Computing, Health and Science


School of Computer and Information Science




This article was originally published as: Guo, W. (2005). A Statistical Reasoning Scheme for Geochemical Data Mining and Automatic Anomaly Identification and Classification. WSEAS Transactions on Computers, 4(11), 1619-1626. Original available here


Geochemical data processing aims to not only reduce the random and/or systematic errors resulted from the field survey and/or laboratory analysis, but also identify whether the data contain useful information indicating the existence of mineral concentrations, oil fields, and pollution sources in the survey area.
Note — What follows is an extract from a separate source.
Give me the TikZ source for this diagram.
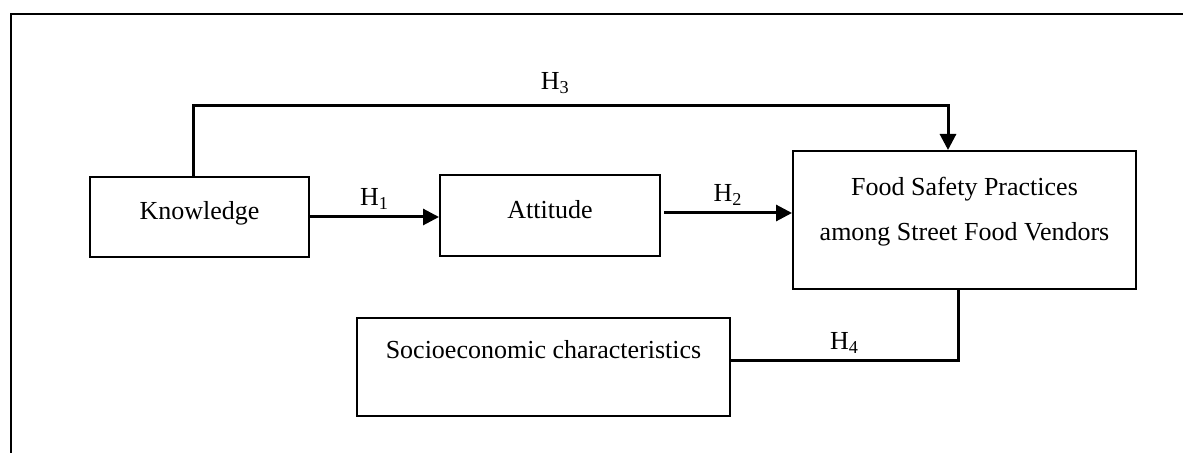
\documentclass[tikz,border=0pt]{standalone}
\usepackage{fontspec}
\setmainfont{Liberation Serif}
\usetikzlibrary{arrows.meta}

\begin{document}
\begin{tikzpicture}[x=0.5pt, y=-0.5pt,
  every node/.style={font=\fontsize{13}{22.5}\selectfont},
  box/.style={draw, line width=1pt, inner sep=0pt},
  lift/.style={text height=9pt, text depth=#1},
  link/.style={line width=1.5pt},
  tip/.style={-{Triangle[length=8pt,width=8pt]}},
  hyp/.style={above, inner sep=3pt}]
  \clip (0,0) rectangle (1183,453);
  \draw[line width=1pt] (11,14) rectangle (1200,470);

  % the four blocks
  \node[box, lift=6pt, minimum width=109.5pt, minimum height=40pt] (know) at (199.5,217) {Knowledge};
  \node[box, lift=6pt, minimum width=110pt, minimum height=40.5pt] (att) at (550,215.5) {Attitude};
  \node[box, align=center, minimum width=171.5pt, minimum height=69pt] (food) at (964.5,220)
    {Food Safety Practices\\among Street Food Vendors\rule[-11pt]{0pt}{11pt}};
  \node[box, lift=17pt, minimum width=186.5pt, minimum height=49pt] (socio) at (543.5,367) {Socioeconomic characteristics};

  % hypotheses
  \draw[link, tip] (know.east) -- node[hyp] {H\textsubscript{1}} (att.west |- know.east);
  \draw[link, tip] ([xshift=1.5pt]att.east |- 0,213) -- node[hyp] {H\textsubscript{2}} (food.west |- 0,213);
  \draw[link, tip] ([xshift=-3.25pt]know.north) -- ([xshift=-3.25pt]know.north |- 0,106)
    -- node[hyp, pos=0.48, yshift=2.5pt] {H\textsubscript{3}} (948,106) -- (food.north -| 948,0);
  \draw[link] (socio.east |- 0,361) -- node[hyp] {H\textsubscript{4}} (958,361) -- (food.south -| 958,0);
\end{tikzpicture}
\end{document}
The first task is usually achieved by using various smoothing approaches. However, how to determine the ‘best’ outcome from using many smoothing methods is still qualitative. The second task is made by comparing the data to some geochemical benchmarks. In this paper, a statistical reasoning scheme is proposed to determine the likely ‘best’ outcome among many smoothed datasets, and then this ‘best’ fitted dataset is used to determine anomalies in reference to different geochemical benchmarks. The proposed statistical selector quantifies the determination of smoothing for geochemical data. The anomaly classifiers proposed can identify and classify the potential geochemical anomalies contained in the data as background anomaly (BA), threshold anomaly (TA), reliable anomaly (RA), and local anomaly (LA) automatically.